:: Dataset records

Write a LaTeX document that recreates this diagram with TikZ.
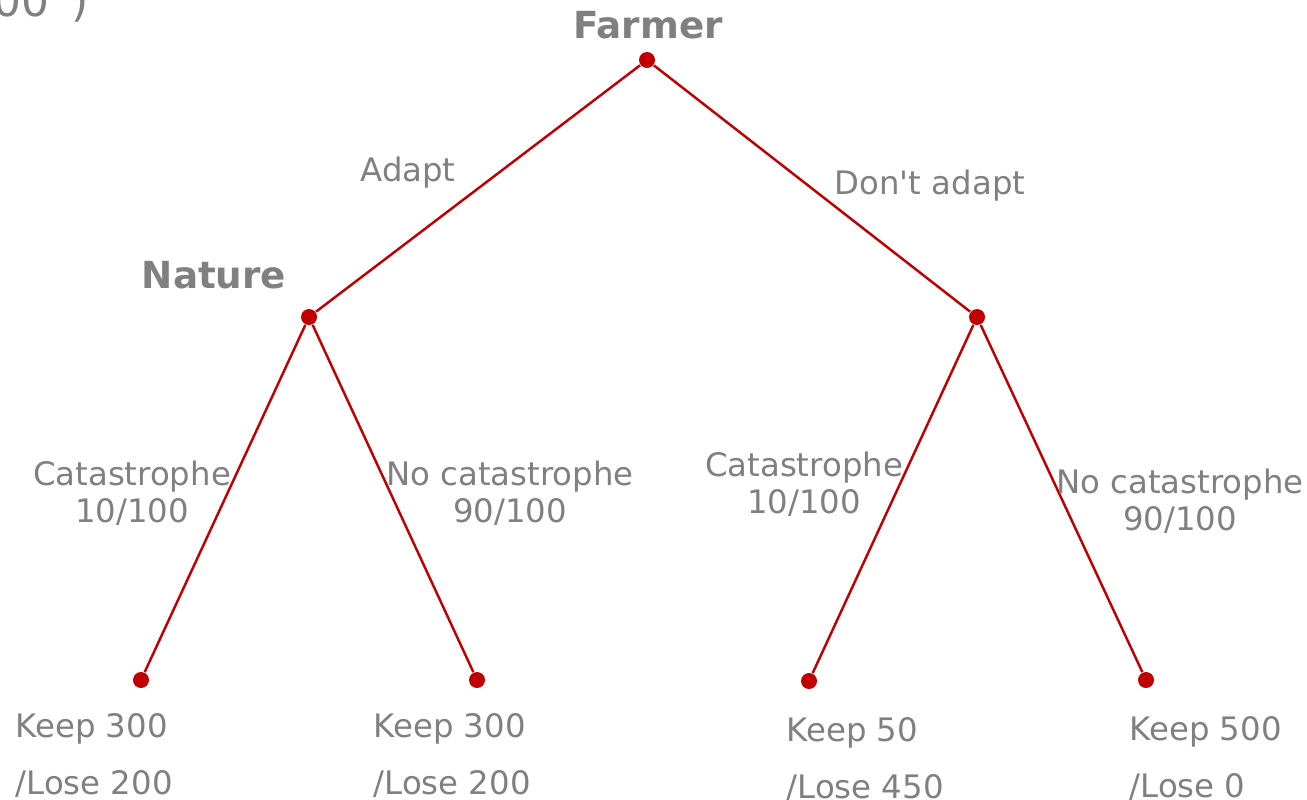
\documentclass[tikz,border=0pt]{standalone}
\usepackage{fontspec}
\setmainfont{DejaVu Sans}
\usepackage{xcolor}
\usepackage{tikz}
\usetikzlibrary{positioning}
\definecolor{cRed}{RGB}{192,0,0}
\definecolor{cText}{RGB}{128,128,128}
\tikzset{
	dotnode/.style ={circle, fill=cRed, minimum size=0.16cm, inner sep=0pt},
	branch/.style  ={draw=cRed, line width=0.7pt},
	player/.style  ={text=cText, inner sep=0pt, font=\fontsize{10.6}{12}\selectfont\bfseries},
	movelbl/.style ={text=cText, inner sep=0pt, align=center, font=\fontsize{9.2}{10.5}\selectfont},
	payoff/.style  ={text=cText, inner sep=0pt, align=left, anchor=north west, font=\fontsize{9.2}{16.2}\selectfont},
}

\begin{document}
\begin{tikzpicture}[x=0.01cm, y=-0.01cm]
	\useasboundingbox (0,0) rectangle (1307,799);
	\clip (0,0) rectangle (1307,799);
	\node[text=cText, inner sep=0pt, anchor=base east, font=\fontsize{12.5}{14}\selectfont] (frag) at (89,16) {00\hspace{0.5em})};
	% decision nodes
	\node[dotnode] (farmer) at (647,60) {};
	\node[dotnode] (nat1) at (309,317) {};
	\node[dotnode] (nat2) at (977,317) {};
	\node[dotnode] (o1) at (141,680) {};
	\node[dotnode] (o2) at (477,680) {};
	\node[dotnode] (o3) at (809,681) {};
	\node[dotnode] (o4) at (1146,680) {};
	\node[player] (farmerlbl) at (648,25) {Farmer};
	\node[player] (naturelbl) at (214,275) {Nature};
	% branches
	\draw[branch] (farmer) -- (nat1); \draw[branch] (farmer) -- (nat2);
	\draw[branch] (nat1) -- (o1); \draw[branch] (nat1) -- (o2);
	\draw[branch] (nat2) -- (o3); \draw[branch] (nat2) -- (o4);
	% move labels
	\node[movelbl, anchor=base] (adapt) at (408,181) {Adapt};
	\node[movelbl, anchor=base] (noadapt) at (930,194) {Don\textquotesingle t adapt};
	\node[movelbl] (cat1) at (132,493) {Catastrophe\\10/100};
	\node[movelbl] (nocat1) at (510,493) {No catastrophe\\90/100};
	\node[movelbl] (cat2) at (804,484) {Catastrophe\\10/100};
	\node[movelbl] (nocat2) at (1180,501) {No catastrophe\\90/100};
	% payoffs
	\node[payoff] (p1) at (15,713) {Keep 300\\/Lose 200};
	\node[payoff] (p2) at (373,713) {Keep 300\\/Lose 200};
	\node[payoff] (p3) at (786,717) {Keep 50\\/Lose 450};
	\node[payoff] (p4) at (1129,716) {Keep 500\\/Lose 0};
\end{tikzpicture}
\end{document}
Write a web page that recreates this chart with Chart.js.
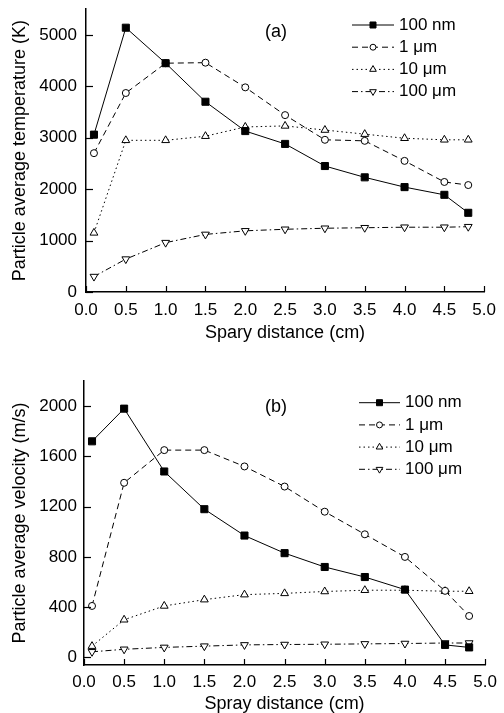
<!DOCTYPE html>
<html><head><meta charset="utf-8">
<script src="https://cdn.jsdelivr.net/npm/chart.js@4/dist/chart.umd.min.js"></script>
<style>
html,body{margin:0;padding:0;background:#fff;overflow:hidden;}
#wrap{position:relative;width:504px;height:713px;overflow:hidden;}
#c1{position:absolute;left:0;top:-10px;}
#c2{position:absolute;left:0;top:345px;}
</style></head><body>
<div id="wrap">
<canvas id="c1" width="504" height="360" style="width:504px;height:360px"></canvas>
<canvas id="c2" width="504" height="380" style="width:504px;height:380px"></canvas>
</div>
<script>
// ---- data ----
const distances = [0.1, 0.5, 1.0, 1.5, 2.0, 2.5, 3.0, 3.5, 4.0, 4.5, 4.8];
const seriesNames = ['100 nm', '1 \u03bcm', '10 \u03bcm', '100 \u03bcm'];
const temp100nm = [3060, 5140, 4450, 3700, 3130, 2880, 2450, 2230, 2040, 1890, 1540];
const temp1um   = [2700, 3870, 4450, 4460, 3980, 3440, 2960, 2940, 2550, 2140, 2080];
const temp10um  = [1150, 2950, 2950, 3030, 3210, 3230, 3150, 3070, 2990, 2960, 2960];
const temp100um = [300, 640, 960, 1120, 1190, 1220, 1240, 1250, 1260, 1260, 1270];
const vel100nm = [1720, 1980, 1480, 1180, 970, 830, 720, 640, 540, 100, 80];
const vel1um   = [410, 1390, 1650, 1650, 1520, 1360, 1160, 980, 800, 530, 330];
const vel10um  = [90, 300, 410, 460, 500, 510, 525, 535, 535, 527, 527];
const vel100um = [45, 65, 80, 90, 100, 103, 105, 108, 111, 115, 115];
const xTicks = [0, 0.5, 1.0, 1.5, 2.0, 2.5, 3.0, 3.5, 4.0, 4.5, 5.0];
const tempTicks = [0, 1000, 2000, 3000, 4000, 5000];
const velTicks = [0, 400, 800, 1200, 1600, 2000];

const FONT = "'Liberation Sans', Arial, Helvetica, sans-serif";

const seriesStyles = [
  {pointStyle: 'rect', pointRadius: 5, bg: '#000', dash: [], rot: 0},
  {pointStyle: 'circle', pointRadius: 3.5, bg: '#fff', dash: [6, 4], rot: 0},
  {pointStyle: 'triangle', pointRadius: 4.5, bg: '#fff', dash: [1.5, 3], rot: 0},
  {pointStyle: 'triangle', pointRadius: 4.5, bg: '#fff', dash: [6, 3, 1.5, 3], rot: 180}
];

function makeDatasets(seriesList) {
  return seriesList.map((vals, i) => {
    const s = seriesStyles[i];
    return {
      label: seriesNames[i],
      data: distances.map((d, j) => ({x: d, y: vals[j]})),
      borderColor: '#000',
      borderWidth: 1,
      borderDash: s.dash,
      pointStyle: s.pointStyle,
      pointRadius: s.pointRadius,
      pointRotation: s.rot,
      pointBackgroundColor: s.bg,
      pointBorderColor: '#000',
      pointBorderWidth: 1,
      pointHoverRadius: s.pointRadius,
      fill: false,
      tension: 0
    };
  });
}

const inwardTicks = {
  id: 'inwardTicks',
  afterDraw(chart) {
    const ctx = chart.ctx, a = chart.chartArea;
    const xs = chart.scales.x, ys = chart.scales.y;
    ctx.save();
    ctx.strokeStyle = '#000';
    ctx.lineWidth = 1.2;
    xs.ticks.forEach(t => {
      const px = Math.round(xs.getPixelForValue(t.value)) + 0.5;
      ctx.beginPath(); ctx.moveTo(px, a.bottom); ctx.lineTo(px, a.bottom - 6); ctx.stroke();
    });
    ys.ticks.forEach(t => {
      const py = Math.round(ys.getPixelForValue(t.value)) + 0.5;
      ctx.beginPath(); ctx.moveTo(a.left, py); ctx.lineTo(a.left + 7, py); ctx.stroke();
    });
    ctx.restore();
  }
};

const lineLegend = {
  id: 'lineLegend',
  afterDraw(chart, args, o) {
    const ctx = chart.ctx;
    ctx.save();
    chart.data.datasets.forEach((ds, i) => {
      const y = o.y + i * o.dy;
      ctx.strokeStyle = '#000';
      ctx.lineWidth = 1;
      ctx.setLineDash(ds.borderDash || []);
      ctx.beginPath(); ctx.moveTo(o.x1, y); ctx.lineTo(o.x2, y); ctx.stroke();
      ctx.setLineDash([]);
      ctx.fillStyle = ds.pointBackgroundColor;
      ctx.strokeStyle = '#000';
      ctx.lineWidth = 1;
      Chart.helpers.drawPoint(ctx, {
        pointStyle: ds.pointStyle, rotation: ds.pointRotation || 0,
        radius: ds.pointRadius * 0.85, borderWidth: 1
      }, (o.x1 + o.x2) / 2, y);
      ctx.fillStyle = '#000';
      ctx.font = '17px ' + FONT;
      ctx.textAlign = 'left';
      ctx.textBaseline = 'middle';
      ctx.fillText(ds.label, o.tx, y);
    });
    ctx.font = '18px ' + FONT;
    ctx.textAlign = 'left';
    ctx.textBaseline = 'middle';
    ctx.fillStyle = '#000';
    ctx.fillText(o.tag, o.tagX, o.tagY);
    ctx.restore();
  }
};

function makeChart(id, seriesList, yTicks, yMin, yMax, yTitle, xTitle, cfg) {
  return new Chart(document.getElementById(id), {
    type: 'line',
    data: {datasets: makeDatasets(seriesList)},
    plugins: [inwardTicks, lineLegend],
    options: {
      responsive: false,
      animation: false,
      events: [],
      layout: {padding: {left: 0, right: cfg.padRight, top: cfg.padTop, bottom: 0}},
      plugins: {
        legend: {display: false},
        tooltip: {enabled: false},
        lineLegend: cfg.legend
      },
      scales: {
        x: {
          type: 'linear', min: 0, max: 5,
          afterBuildTicks: s => { s.ticks = xTicks.map(v => ({value: v})); },
          afterFit: s => { s.height = cfg.xHeight; },
          grid: {display: false, drawTicks: false},
          border: {display: true, color: '#000', width: 1.5},
          ticks: {
            color: '#000', padding: cfg.xTickPad, maxRotation: 0, autoSkip: false,
            font: {family: FONT, size: 17},
            callback: v => Number(v).toFixed(1)
          },
          title: {display: true, text: xTitle, color: '#000',
                  font: {family: FONT, size: 18}, padding: {top: 0, bottom: cfg.xTitlePad}}
        },
        y: {
          type: 'linear', min: yMin, max: yMax,
          afterBuildTicks: s => { s.ticks = yTicks.map(v => ({value: v})); },
          afterFit: s => { s.width = cfg.yWidth; },
          grid: {display: false, drawTicks: false},
          border: {display: true, color: '#000', width: 1.5},
          ticks: {
            color: '#000', padding: cfg.yTickPad, autoSkip: false,
            font: {family: FONT, size: 17},
            callback: v => String(v)
          },
          title: {display: true, text: yTitle, color: '#000',
                  font: {family: FONT, size: 18}, padding: {top: 9, bottom: 0}}
        }
      }
    }
  });
}

// top canvas is shifted up by 10px, so its internal coordinates are +10
makeChart('c1', [temp100nm, temp1um, temp10um, temp100um], tempTicks, 0, 5500,
  'Particle average temperature (K)', 'Spary distance (cm)',
  {padRight: 17, padTop: 19, xHeight: 58, yWidth: 86, yTickPad: 9, xTickPad: 8, xTitlePad: 6.5,
   legend: {x1: 352, x2: 394, tx: 399, y: 35, dy: 22.2, tag: '(a)', tagX: 265, tagY: 42}});

makeChart('c2', [vel100nm, vel1um, vel10um, vel100um], velTicks, -60, 2200,
  'Particle average velocity (m/s)', 'Spray distance (cm)',
  {padRight: 13, padTop: 36, xHeight: 60, yWidth: 84, yTickPad: 7, xTickPad: 7, xTitlePad: 9.8,
   legend: {x1: 359, x2: 400, tx: 405, y: 57.7, dy: 22.2, tag: '(b)', tagX: 265, tagY: 61.7}});
</script>
</body></html>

::::

*Task brief*. Pick out every line of the listing containing the word "that", and show those lines.

*Reply to the task*.
Write a LaTeX document that recreates this diagram with TikZ.
Write a web page that recreates this chart with Chart.js.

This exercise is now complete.